Today, Bailey has over 20 years of experience in environmental advocacy. Working around the country with organizations dedicated to fighting pollution, she has worked for the Houston-Galveston Area Council in Texas, Communities for a Better Environment in Chicago, and here in the Bay Area for the Natural Resources Defense Council. With the NRDC, she has fought specifically for regulations that restrict diesel and bunker oil pollution in West Oakland and the Port of LA. Her work in a coalition with other advocates has led to the enactment of statewide laws that require ships to turn off their engines while docked, massively reducing their air pollution. Advocating for policy changes against pollution, Bailey actively fights the economic barriers that come with policy change. “The root issue is not wanting to spend extra money to mitigate the pollution.” These large industries have a lot invested in the way that their system currently works, and it is essential to fight this bias.

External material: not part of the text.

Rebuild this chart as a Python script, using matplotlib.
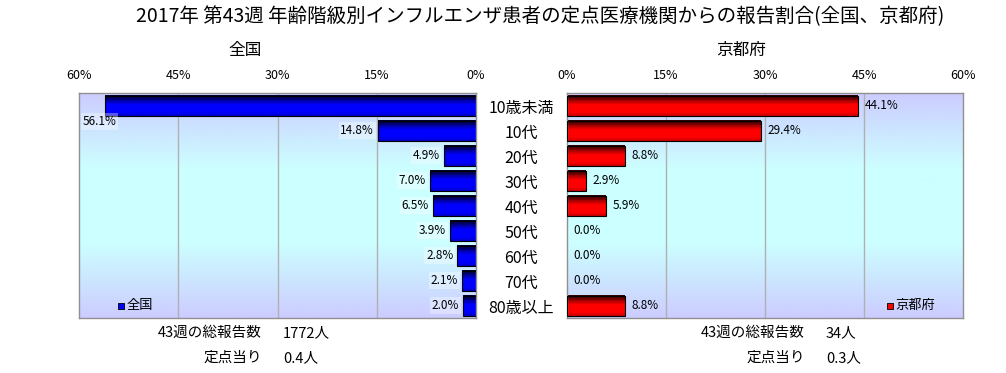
import numpy as np
import matplotlib
matplotlib.use("Agg")
import matplotlib.pyplot as plt
from matplotlib.colors import LinearSegmentedColormap

plt.rcParams['font.family'] = ['Noto Sans CJK JP', 'DejaVu Sans']

categories = ['10歳未満', '10代', '20代', '30代', '40代', '50代', '60代', '70代', '80歳以上']
zenkoku = [56.1, 14.8, 4.9, 7.0, 6.5, 3.9, 2.8, 2.1, 2.0]
kyoto = [44.1, 29.4, 8.8, 2.9, 5.9, 0.0, 0.0, 0.0, 8.8]
ticks = [0, 15, 30, 45, 60]
tick_labels = ['0%', '15%', '30%', '45%', '60%']
title = '2017年 第43週 年齢階級別インフルエンザ患者の定点医療機関からの報告割合(全国、京都府)'
left_title = '全国'
right_title = '京都府'
left_notes = [('43週の総報告数', '1772人'), ('定点当り', '0.4人')]
right_notes = [('43週の総報告数', '34人'), ('定点当り', '0.3人')]

W, H = 1006, 373
fig = plt.figure(figsize=(W / 100, H / 100), dpi=100)
fig.patch.set_facecolor('white')

bg_cmap = LinearSegmentedColormap.from_list('bg', ['#ccccff', '#ccffff', '#ccffff', '#ccccff'])
blue_cmap = LinearSegmentedColormap.from_list(
    'bl', [(0, '#000030'), (0.15, '#000070'), (0.45, '#0000ff'), (0.85, '#0000ff'), (1, '#0000cc')])
red_cmap = LinearSegmentedColormap.from_list(
    'rd', [(0, '#300000'), (0.15, '#700000'), (0.45, '#ff0000'), (0.85, '#ff0000'), (1, '#cc0000')])

ax_l = fig.add_axes([79 / W, 1 - 318 / H, 397 / W, 225 / H])
ax_r = fig.add_axes([567 / W, 1 - 318 / H, 396 / W, 225 / H])

n = len(categories)
ypos = np.arange(n)
bar_h = 0.8
strips = 24


def setup(ax, invert):
    xl = (60, 0) if invert else (0, 60)
    grad = np.linspace(0, 1, 256).reshape(-1, 1)
    ax.imshow(grad, aspect='auto', cmap=bg_cmap, origin='upper',
              extent=[xl[0], xl[1], n - 0.5, -0.5], zorder=0)
    ax.set_xlim(*xl)
    ax.set_ylim(n - 0.5, -0.5)
    for t in [15, 30, 45]:
        ax.axvline(t, color='#b0b0b0', lw=1, zorder=1)
    ax.xaxis.tick_top()
    ax.set_xticks(ticks)
    ax.set_xticklabels(tick_labels, fontsize=9)
    ax.tick_params(axis='x', length=0, pad=8)
    ax.set_yticks([])
    for s in ax.spines.values():
        s.set_color('#909090')
        s.set_linewidth(1)


def draw_bars(ax, vals, cmap, invert):
    sh = bar_h / strips
    for y, v in zip(ypos, vals):
        if v <= 0:
            continue
        top = y - bar_h / 2  # visually top (y axis inverted)
        for k in range(strips):
            ax.barh([top + (k + 0.5) * sh], [v], height=sh * 1.05, color=cmap(k / (strips - 1)),
                    lw=0, zorder=2)
        ax.barh([y], [v], height=bar_h, color='none', edgecolor='black', lw=0.8, zorder=3)
    ax.set_xlim(*((60, 0) if invert else (0, 60)))
    ax.set_ylim(n - 0.5, -0.5)


setup(ax_l, True)
setup(ax_r, False)
draw_bars(ax_l, zenkoku, blue_cmap, True)
draw_bars(ax_r, kyoto, red_cmap, False)

box = dict(boxstyle='square,pad=0.15', facecolor='white', alpha=0.35, edgecolor='none')
for y, v in zip(ypos, zenkoku):
    lab = f'{v:.1f}%'
    if v > 52:
        ax_l.text(59.5, y + 0.65, lab, ha='left', va='center', fontsize=8.5, zorder=4, bbox=box)
    else:
        ax_l.text(v + 0.6, y, lab, ha='right', va='center', fontsize=8.5, zorder=4, bbox=box)
for y, v in zip(ypos, kyoto):
    ax_r.text(v + 1.0, y, f'{v:.1f}%', ha='left', va='center', fontsize=8.5, zorder=4)

# legends
ax_l.scatter([53.6], [8], marker='s', s=20, color='#0000ff', edgecolor='black', lw=0.6, zorder=5)
ax_l.text(52.8, 8, left_title, ha='left', va='center', fontsize=9.5, zorder=5)
ax_r.scatter([48.9], [8], marker='s', s=20, color='#ff0000', edgecolor='black', lw=0.6, zorder=5)
ax_r.text(49.7, 8, right_title, ha='left', va='center', fontsize=9.5, zorder=5)

# category labels between axes
for y, c in zip(ypos, categories):
    disp = ax_l.transData.transform((0, y + 0.12))
    fy = fig.transFigure.inverted().transform(disp)[1]
    fig.text(521 / W, fy, c, ha='center', va='center', fontsize=11.5)

fig.text(540 / W, 1 - 17 / H, title, ha='center', va='center', fontsize=14)
fig.text(245 / W, 1 - 50 / H, left_title, ha='center', va='center', fontsize=12)
fig.text(741 / W, 1 - 50 / H, right_title, ha='center', va='center', fontsize=12)

for (k, v), yy in zip(left_notes, [333, 358]):
    fig.text(262 / W, 1 - yy / H, k, ha='right', va='center', fontsize=10.5)
    fig.text(283 / W, 1 - yy / H, v, ha='left', va='center', fontsize=10.5)
for (k, v), yy in zip(right_notes, [333, 358]):
    fig.text(805 / W, 1 - yy / H, k, ha='right', va='center', fontsize=10.5)
    fig.text(826 / W, 1 - yy / H, v, ha='left', va='center', fontsize=10.5)

fig.savefig('out.png', dpi=100)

“We've come a long way but, you know, unfortunately we haven’t because, you know, with climate change we’re pretty far behind. But one thing that's apparent is the same pollutants that make people sick from air pollution are really impacting climate change.” On a larger scale, Bailey affirms that these fossil fuel companies are the root cause of the problems, hurting people on both an individual and global scale. “I don’t believe that individual people should be sacrificing, it’s incumbent on the corporations who have caused the bulk of climate change to stop polluting and address the issue.” With the rise of individualized climate narratives that divert blame from corporations, this is an important message. To the environmental youth community, changing these narratives and holding fossil fuel companies accountable can make a huge impact moving forward. When asked about her experiences seeing the effect of youth advocacy, she said, “I always joke that it takes twenty adults to have the influence of one student speaking up at hearing. But it’s not really funny and it's not really a joke, it's the truth.”